Audrin Mathe
On the 14th of February 2023, President Hage Geingob will officially open the Parliament of Namibia. For better or for worse, parliament was in the news last year.
That is unlikely to change in 2023. The Namibian parliament, like other democratic parliaments worldwide, performs three core functions: to represent citizens’ interests, to pass laws, and to monitor the actions of the government.
This function is strongly linked to the representation function in that it is through the will of the people that the parliament
receives its authority.
Parliamentary debate is a highly public process, concerning public problems, with serious and far-reaching consequences.
For that reason, the rhetoric of parliamentary debate demands special scrutiny.
Debates generally offer parliamentarians a chance to show voters (and donors) that they are good people.
In that sense, the parliamentary debate is a mirror of society, a legislator’s
opportunity to prove they share prevailing social values.
Furthermore, the
parliamentary debate is a chance for lawmakers to transform the opinions of others, and sway the views of political commentators and journalists and reach out to the voters, persuading them of a new perspective or explaining a position.
For some parliamentarians, debate can even be an opportunity for positioning themselves.
Because it is a public process, the legislative debate also functions as an educational tool.
Both the media and individual citizens look to legislators as a source of information.
Most journalists, unfortunately, frequently cite members of parliament’s comments uncritically.
The current quality of political argument and public competence constitute a threat to democracy. In 2022, the nation experienced a crisis of malaise that went deeper, and was more ominous than the economic challenges at hand.
The parliament was reduced to threats, insults and howling. There is a lot of cut and thrust on the floor of the Chamber, but there are rules about what can and cannot be said.
Many Members of Parliament have had to withdraw “unparliamentary” words and phrases, and apologise. Some have pushed the boundaries of the meaning of bad language by using expressions that conveyed their intent without attracting the presiding officers’ attention. Institutional acts of verbal abuse and defamation, such as parliamentary insults, serve only to fertilise fallacies that substitute policy debates.
It is not that the existence of our democratic processes are in danger, not that our cultural preference for the democratic style has changed. Rather, it is that the substance of public policy debate is diminished.
The melancholy is not new. It is not entirely clear that the degree of the problem will be decelerating soon. But it is clear that the condition was vastly better in the past.

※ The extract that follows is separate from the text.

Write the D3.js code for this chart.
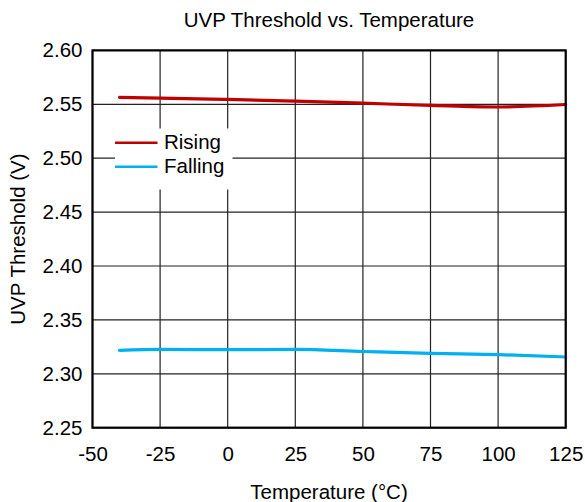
<!DOCTYPE html>
<html><head><meta charset="utf-8">
<script src="https://cdn.jsdelivr.net/npm/d3@7"></script>
<style>body{margin:0;background:#fff;} text{font-family:"Liberation Sans",Arial,sans-serif;}</style>
</head><body><svg id="c" width="585" height="502"></svg>
<script>
const temps = [-40, -25, 0, 25, 50, 75, 100, 125];
const rising = [2.5565, 2.5558, 2.5545, 2.5530, 2.5510, 2.5490, 2.5475, 2.5498];
const falling = [2.3218, 2.3226, 2.3224, 2.3226, 2.3207, 2.3190, 2.3178, 2.3156];
const xTicks = [-50, -25, 0, 25, 50, 75, 100, 125];
const yTicks = [2.25, 2.30, 2.35, 2.40, 2.45, 2.50, 2.55, 2.60];
const seriesNames = ["Rising", "Falling"];
const colors = ["#c00000", "#00b0f0"];

const FS = 20.5;
const svg = d3.select("#c");
const L = 92.5, R = 565.7, T = 50.4, B = 427.7;
const x = d3.scaleLinear().domain([-50, 125]).range([L, R]);
const y = d3.scaleLinear().domain([2.25, 2.60]).range([B, T]);

// grid
svg.append("g").selectAll("line").data(xTicks).join("line")
  .attr("x1", d => x(d)).attr("x2", d => x(d)).attr("y1", T).attr("y2", B)
  .attr("stroke", "#222").attr("stroke-width", 1.2);
svg.append("g").selectAll("line").data(yTicks).join("line")
  .attr("y1", d => y(d)).attr("y2", d => y(d)).attr("x1", L).attr("x2", R)
  .attr("stroke", "#222").attr("stroke-width", 1.2);

// legend background
svg.append("rect").attr("x", 115).attr("y", 128.5).attr("width", 117.5).attr("height", 61).attr("fill", "#fff");

// lines
const line = d3.line().x((d, i) => x(temps[i])).y(d => y(d)).curve(d3.curveMonotoneX);
[rising, falling].forEach((s, i) => {
  svg.append("path").attr("d", line(s)).attr("fill", "none")
    .attr("stroke", colors[i]).attr("stroke-width", 3.2).attr("stroke-linecap", "round");
});

// frame
svg.append("rect").attr("x", L).attr("y", T).attr("width", R - L).attr("height", B - T)
  .attr("fill", "none").attr("stroke", "#000").attr("stroke-width", 2.2);

// axes labels
const xAxis = d3.axisBottom(x).tickValues(xTicks).tickSize(0).tickPadding(19).tickFormat(d => String(d));
const gx = svg.append("g").attr("transform", `translate(0,${B})`).call(xAxis);
gx.select(".domain").remove();
gx.selectAll("text").attr("font-size", FS).attr("fill", "#000").style("font-family", "'Liberation Sans',Arial,sans-serif");

const yAxis = d3.axisLeft(y).tickValues(yTicks).tickSize(0).tickPadding(10).tickFormat(d3.format(".2f"));
const gy = svg.append("g").attr("transform", `translate(${L},0)`).call(yAxis);
gy.select(".domain").remove();
gy.selectAll("text").attr("font-size", FS).attr("fill", "#000").style("font-family", "'Liberation Sans',Arial,sans-serif");

// titles
svg.append("text").attr("x", 329).attr("y", 27).attr("text-anchor", "middle").attr("font-size", FS).text("UVP Threshold vs. Temperature");
svg.append("text").attr("x", 329).attr("y", 499).attr("text-anchor", "middle").attr("font-size", FS).text("Temperature (°C)");
svg.append("text").attr("transform", `translate(25,${(T + B) / 2}) rotate(-90)`).attr("text-anchor", "middle").attr("font-size", FS).text("UVP Threshold (V)");

// legend
const lg = svg.append("g");
seriesNames.forEach((n, i) => {
  const ly = 142.7 + i * 24;
  lg.append("line").attr("x1", 115).attr("x2", 157.5).attr("y1", ly).attr("y2", ly)
    .attr("stroke", colors[i]).attr("stroke-width", 2.6);
  lg.append("text").attr("x", 164).attr("y", ly + 6).attr("font-size", FS).text(n);
});
</script></body></html>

It is a condition that has become engrained in contemporary political discourse, and in our critical consciousness towards that practice that some may find difficult to conceive it as a problem.
For those, these thoughts may be dismissed as hopelessly idealistic.
It is incumbent upon all Namibians to demand an improved political argument.
The electors must also demand that public competence should be a part of the rhetorical agenda for strengthening the communicative practice of parliament.
* Audrin Mathe is the executive director in the Ministry of Information and Communication Technology.